Spark IoT Lead, Tony Agar says smart technology can play a hugely critical role in helping ensure New Zealand’s freshwater lakes, streams and rivers are clean, swimmable and fit for recreational activities.
“Farming is central to New Zealand’s economy, but it can have a significant impact on our lowland freshwater ecosystems. By using sensors to provide real-time data to a web-based platform via the Spark CatM1 network, Living Water can easily see data visualisations of patterns, helping them to quickly identify any issues that need fixing.
“This new automated approach to monitoring will help Living Water connect farmers to what is happening in their environment on a daily basis. Historically farmers could only see long term, high level regional data that might not relate to their catchment and its specific conditions. By creating true line of sight to what’s happening on their property, Living Water are seeing real engagement from farmers who are now taking proactive steps to restore their properties’ freshwater streams, lakes and rivers.”
“There can be a large amount of variation in water quality from day to day and in different flows, from natural causes and from land use”, says Dr Collins. “We don’t have a lot of information around these short-term trends because there was no way to collect the data.”
Living Water has learnt from previous projects that a lack of good quality data is a barrier to better catchment management. The Manga-o-tama catchment project group, along with other parties, will have access to the same data, building a shared understanding of the issues and enabling evidence-based decisions on interventions and land-use changes. Dr Collins says the real-time data will also confirm if interventions within the catchments are working.
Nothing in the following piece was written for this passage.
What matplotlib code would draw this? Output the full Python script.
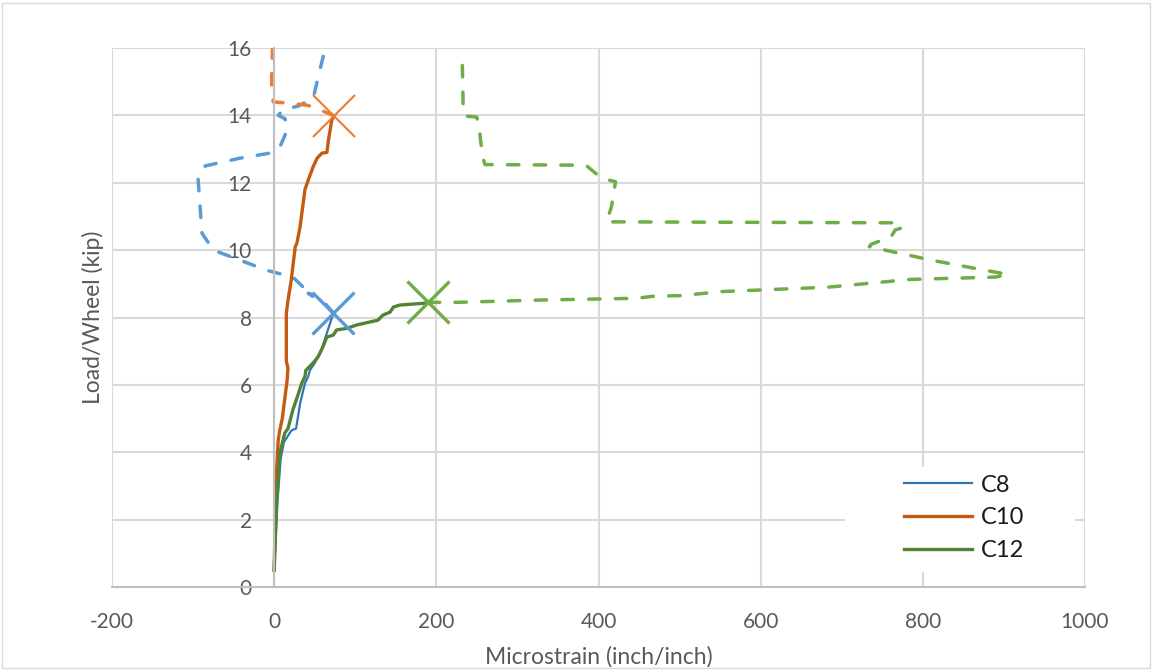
import matplotlib
matplotlib.use("Agg")
import matplotlib.pyplot as plt
from matplotlib.patches import Rectangle

# ---------------- data ----------------
c8_x = [0, 4, 8, 12, 20, 22, 27, 32, 38, 42, 44, 50, 57, 65, 71, 73]
c8_y = [0.5, 2.5, 3.8, 4.3, 4.6, 4.66, 4.7, 5.45, 6.05, 6.25, 6.43, 6.65, 6.95, 7.54, 7.98, 8.13]

c10_x = [0, 2, 5, 7, 10, 16, 17, 15, 15, 17, 21, 26, 28, 32, 38, 42, 48, 53, 59, 65, 67, 71, 74]
c10_y = [0.5, 3.0, 4.36, 4.66, 5.0, 6.14, 6.5, 6.7, 8.13, 8.5, 9.1, 10.1, 10.2, 10.7, 11.8, 12.08,
         12.47, 12.73, 12.88, 12.9, 13.27, 13.86, 13.98]

c12_x = [0, 3, 7, 13, 17, 23, 30, 34, 38, 39, 48, 54, 60, 65, 73, 77, 90, 102, 128, 134, 143,
         147, 155, 189, 190]
c12_y = [0.5, 2.5, 3.97, 4.57, 4.7, 5.25, 5.75, 6.05, 6.25, 6.43, 6.65, 6.83, 7.12, 7.42, 7.48,
         7.63, 7.68, 7.78, 7.92, 8.07, 8.16, 8.31, 8.37, 8.43, 8.46]

c8d_x = [73, 58, 47, 42, 48, 23, -9, -75, -89, -94, -85, -42, -5, 7, 16, 13.5, 5, 11, 30, 48, 57, 63]
c8d_y = [8.13, 8.55, 8.68, 8.72, 8.62, 9.2, 9.4, 10.0, 10.5, 12.17, 12.5, 12.73, 12.88, 13.06,
         13.56, 13.9, 14.0, 14.16, 14.28, 14.5, 15.4, 16.0]

c10d_x = [74, 54, 41, 20, -1, -3, -3, -2]
c10d_y = [13.98, 14.2, 14.3, 14.36, 14.4, 14.65, 15.25, 16.0]

c12d_x = [190, 225, 331, 447, 467, 502, 552, 683, 784, 890, 905, 864, 809, 744, 734, 736, 761,
          766, 773, 773, 410, 416, 421, 404, 386, 381, 260, 257, 253, 250, 235, 233, 232]
c12d_y = [8.45, 8.45, 8.52, 8.57, 8.63, 8.65, 8.77, 8.9, 9.13, 9.2, 9.28, 9.46, 9.71, 10.05, 10.1,
          10.17, 10.4, 10.6, 10.65, 10.81, 10.84, 11.29, 12.03, 12.13, 12.49, 12.52, 12.54, 12.77,
          13.6, 13.95, 13.98, 14.35, 15.6]

x_ticks = [-200, 0, 200, 400, 600, 800, 1000]
y_ticks = [0, 2, 4, 6, 8, 10, 12, 14, 16]
series_labels = ["C8", "C10", "C12"]

# ---------------- style ----------------
plt.rcParams['font.family'] = ['Lato', 'DejaVu Sans']
plt.rcParams['axes.unicode_minus'] = False
dark = ['#2E75B6', '#C55A11', '#548235']
light = ['#5B9BD5', '#ED7D31', '#70AD47']
grid_c = '#D9D9D9'
txt_c = '#595959'

fig = plt.figure(figsize=(11.53, 6.71), dpi=100)
fig.patches.append(Rectangle((0.002, 0.004), 0.995, 0.992, transform=fig.transFigure,
                             fill=False, edgecolor='#D9D9D9', linewidth=1.0))
ax = fig.add_axes([112 / 1153, 1 - 587 / 671, (1085 - 112) / 1153, (587 - 48) / 671])

ax.set_xlim(-200, 1000)
ax.set_ylim(0, 16)
ax.set_xticks(x_ticks)
ax.set_yticks(y_ticks)
ax.grid(True, color=grid_c, linewidth=1.5)
ax.set_axisbelow(True)
for s in ['top', 'right']:
    ax.spines[s].set_visible(False)
ax.spines['left'].set_position(('data', 0))
ax.spines['left'].set_color('#BFBFBF')
ax.spines['left'].set_linewidth(1.5)
ax.spines['bottom'].set_color('#BFBFBF')
ax.spines['bottom'].set_linewidth(1.5)
ax.tick_params(length=0, labelsize=15, labelcolor=txt_c)
ax.tick_params(axis='x', pad=18)
ax.tick_params(axis='y', pad=16)

dash = dict(linestyle=(0, (3.3, 4.4)), dash_capstyle='round', linewidth=2.5)

# dashed series (post-peak)
ax.plot(c8d_x, c8d_y, color=light[0], **dash)
ax.plot(c10d_x, c10d_y, color=light[1], **dash)
ax.plot(c12d_x, c12d_y, color=light[2], **dash)

# solid series
l8, = ax.plot(c8_x, c8_y, color=dark[0], linewidth=1.6, label=series_labels[0])
l10, = ax.plot(c10_x, c10_y, color=dark[1], linewidth=2.4, label=series_labels[1])
l12, = ax.plot(c12_x, c12_y, color=dark[2], linewidth=2.4, label=series_labels[2])

# peak markers
ax.plot([c8d_x[0]], [c8d_y[0]], marker='x', markersize=30, markeredgewidth=2.4,
        color=light[0], linestyle='none')
ax.plot([c10d_x[0]], [c10d_y[0]], marker='x', markersize=30, markeredgewidth=1.5,
        color=light[1], linestyle='none')
ax.plot([c12d_x[0]], [c12d_y[0]], marker='x', markersize=30, markeredgewidth=2.4,
        color=light[2], linestyle='none')

ax.set_xlabel("Microstrain (inch/inch)", fontsize=16.5, color=txt_c, labelpad=10)
ax.set_ylabel("Load/Wheel (kip)", fontsize=16.5, color=txt_c)
ax.yaxis.set_label_coords(-0.008, 0.5)

# white legend background box
ax.add_patch(Rectangle((0.7533, 0.0278), 0.2364, 0.1948, transform=ax.transAxes,
                       facecolor='white', edgecolor='none', zorder=1))
leg = ax.legend(handles=[l8, l10, l12], loc='center',
                bbox_to_anchor=((964 - 112) / 973, 1 - (518 - 48) / 539),
                fontsize=17, frameon=False, handlelength=2.9, labelspacing=0.5,
                handletextpad=0.35, borderpad=0.2, borderaxespad=0)
for t in leg.get_texts():
    t.set_color('#1a1a1a')

fig.savefig("out.png", dpi=100)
“This data will let us know if the interventions like riparian planting, wetland restoration, fencing setbacks and on-farm changes are having an impact”, says Dr Collins. “Many of the interventions like wetland restoration and riparian planting reduce sediment entering waterways in high rainfall when it’s dangerous to gather water samples. These sensors are designed to withstand high flow conditions and will continue to provide real-time data in even the worst conditions.”